Una domenica
a piedi
Finalmente l’estate è arrivata anche a Londra.
Stamattina il cielo è di un azzurro splendido, e il treno per Waterloo è
gremito di rumorose famigliole in tipico atteggiamento da escursione
domenicale.
Anche noi abbiamo in programma un bel giro a piedi
e siamo impazienti di cominciare.
Iniziamo con una passeggiata lungo il Tamigi, da
Southbank fino a Tower Bridge (agghindata in occasione delle Olimpiadi). L’aria
è tersa, la vista davvero incantevole: di là dal fiume, il bianco dei palazzi
classici si alterna al grigio-azzurro delle costruzioni moderne, che riflettono
il cielo. Nel tragitto, incontriamo le manifestazioni creative più diverse: dal
mercatino dei libri, all’uomo che scolpisce la sabbia, ai cercatori di monete…
Sgomitando tra i turisti, passiamo accanto al teatro di Shakespeare, deviamo
fino allo Sherd (l’ultima, avveniristica quanto affascinante creazione di Renzo
Piano), e infine raggiungiamo il ponte di Tower Bridge.
Da qui (a dir la verità in autobus, ma saranno non
più di tre fermate), raggiungiamo Liverpool Station: la nostra seconda tappa
prevede i mercati domenicali di Spatafields e Brick Lane. Come sempre, dobbiamo
destreggiarci tra i turisti (anche se, in realtà, non è sempre facilissimo
distinguerli dai locali), ma l’atmosfera è piuttosto folkloristica: alle
bancarelle che vendono esattamente le stesse cianfrusaglie di Portobello e
Camden, si alternano stand di designer emergenti, aspiranti dj e aspiranti
cuochi… Insomma, c’è un po’ di tutto, ma il clima è giovane. Una specie di
gigantesca festa universitaria.
La cosa incredibile è che, ripercorrendo Brick
Lane, le bancarelle degli stilisti vengono improvvisamente sostituite da
ristoranti etnici. Il primo tratto della via, a quanto pare, è il centro
dell’immigrazione bengalese… Ha anche un nome incredibile, Bengalatown, o
qualcosa del genere. Nonostante il fascino innegabile di questa zona, siamo
costrette ad andarcene: abbiamo ancora un sacco di cose da vedere oggi!
Prendiamo un autobus fino all’imponente cattedrale
di St.

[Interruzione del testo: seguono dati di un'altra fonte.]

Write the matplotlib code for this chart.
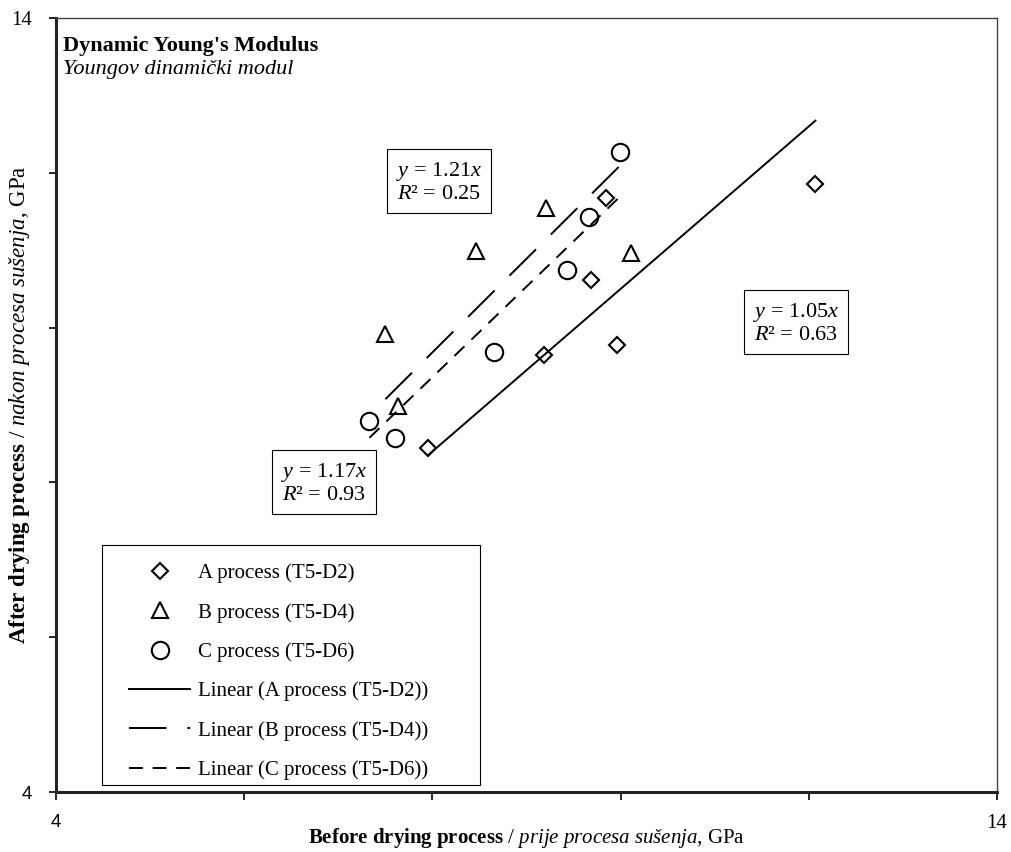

Paul e ci concediamo una visitina all’interno (eccezionalmente,
l’accesso non è a pagamento!).
Da qui, ci muoviamo solo a piedi: la City deserta
offre uno spettacolo suggestivo e vagamente surreale, che culmina
nell’atmosfera rarefatta dei vicoletti in pietra delle Inn’s Court di Temple.
È sorprendente come a Londra basti girare l’angolo
per trovare il mondo nuovo. Fino a un attimo fa non si trovava un negozio
aperto neanche a pagare, e ora siamo nel pieno della bolgia dello Strand, poi
di Trafalgar Square, poi di Piccadilly Circus, e infine di Covent Garden.
Abbiamo appuntamento con Giorgio, emigrato qui da
novembre. Ci porta a prendere l’aperitivo in un localino sopra la piazza, che
come al solito ospita saltimbanchi e spettacoli da due soldi. A dir la verità,
la terrazza è troppo gremita per vedere qualcosa, ma la luce calda del tramonto
e il Blody Mary ci mettono lo stesso di buon umore.
Finalmente è ora di tornare a casa. Sul treno di
ritorno, lamentandoci del male ai piedi, accerchiate da marmocchi ustionati,
abbiamo finalmente la sensazione di aver respirato un po’ di vera aria di Londra.